In November 2004, the voters in North East England rejected a proposal for an Elected Regional Assembly, following which the Government abandoned its plans to proceed with the introduction elected assemblies across England.

==First extension of the Inquiry's remit==

In September 2005, the Government announced its decision to delay the revaluation of domestic properties by 2007, citing the ongoing Lyons Inquiry as a key reason for the delay. At the same time, the Government agreed an extension to his Inquiry with Sir Michael, "to cover questions relating to the functions of local government and its future role, as well as how it is funded."

The Inquiry published an interim report in December 2005, which detailed the work conducted on local government funding and invited views on the future form and function of local government.
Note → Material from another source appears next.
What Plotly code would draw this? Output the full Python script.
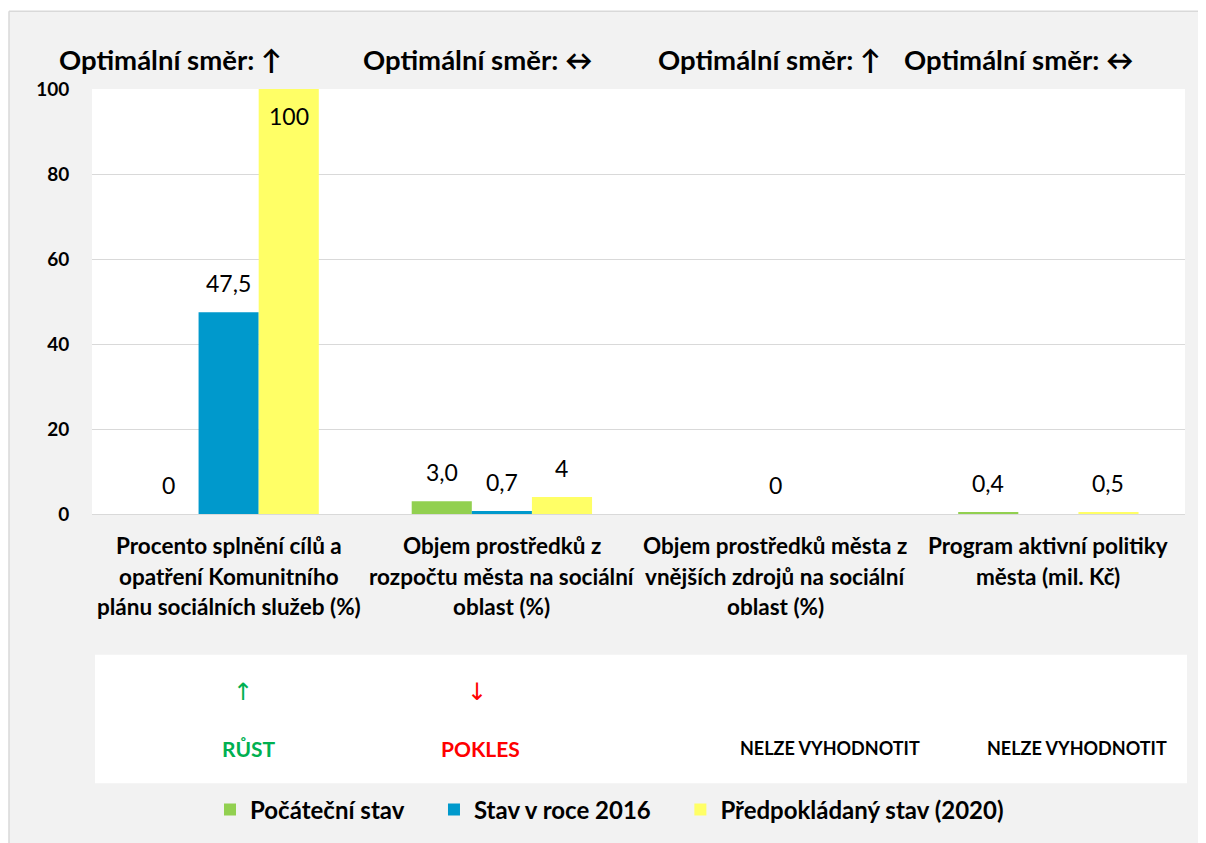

The report included detailed analyses of possible council tax reforms; conclusions on other potential local government revenue streams were not included in the document.

Following the extension to his remit, Sir Michael launched a year-long, multi-stranded consultation exercise with a wide range of groups, as well as commissioning new research.

In April 2006 the Government introduced the Dedicated Schools Grant, a ring-fenced grant to local authorities which could only be spent on schools. This marked a significant change in the structure of local government funding, as education was by far the largest service for which local authorities in England were responsible.

Sir Michael Lyons published his second report in May 2006. In this report, he concentrated on the form and function of local government in England. Key points included:
- an analysis of future pressures on local government
- the need to clarify the role between central and local government
- the concept of 'place shaping', and the role of local government in promoting economic, social and environmental well-being of communities

In October 2006 the Government published a White Paper on the future of Local Government. While the White Paper took on board some of the Inquiry's recommendations - for instance the concept of place-shaping - it was criticised in some quarters for being published before the Inquiry had finished its work on local government funding arrangements.

==Second extension of the Inquiry's remit==

Following the extension of his remit, Sir Michael had planned to publish his final report before the end of 2006. In December the Government announced that it had asked Sir Michael to further extend his Inquiry to take into account a set of other reports commissioned by the Chancellor.

==Final report==

The Inquiry's Final Report, Place-shaping: a shared ambition for the future of local government was published on 21 March 2007, on the same day as the Chancellor's annual budget statement. In an accompanying Press Notice Sir Michael announced that his short term recommendations included:

- greater flexibility for local authorities to place-shape with less control from the centre - by reducing specific and ring fenced grants, a new power to levy a supplementary business rate in consultation with business, and a new power to charge for domestic waste to help manage pressures on council tax, and an end to capping of council tax;
- changes to improve fairness of council tax, recognising that council tax benefit is a rebate, automating the system to ensure 1.8billion pounds in unclaimed benefit helps the poorest households, and raising the savings limit for pensioners to 50,000 pounds;
- improving transparency in the funding system by being clear about the contribution made by national taxation, and ensuring a more independent voice to inform Parliament and the public; and
- improving incentives for local authorities to promote economic prosperity and growth, initially through reform of the Local Authority Business Growth Incentives Scheme.

In the medium term, he advised that the Government should:

- revalue council tax to update the tax base and improve fairness;
- at the same time, reform council tax by adding new bands to reduce bills for those in the lowest value properties, paid for by increased bills for those in higher value properties paying more - there should be no increase in average council tax bills as a result of this;
- consider assigning a fixed proportion of income tax to local government;
- find ways to improve the incentives within the grant system; and
- consider introducing the power to levy a tourist tax if local government makes a strong case based on local public support - this would be appropriate only in some areas.

In the longer term, Sir Michael said that future governments could consider more radical reform options such as local income tax or re-localisation of the business rate, but these reforms may require greater public support and understanding than currently exists.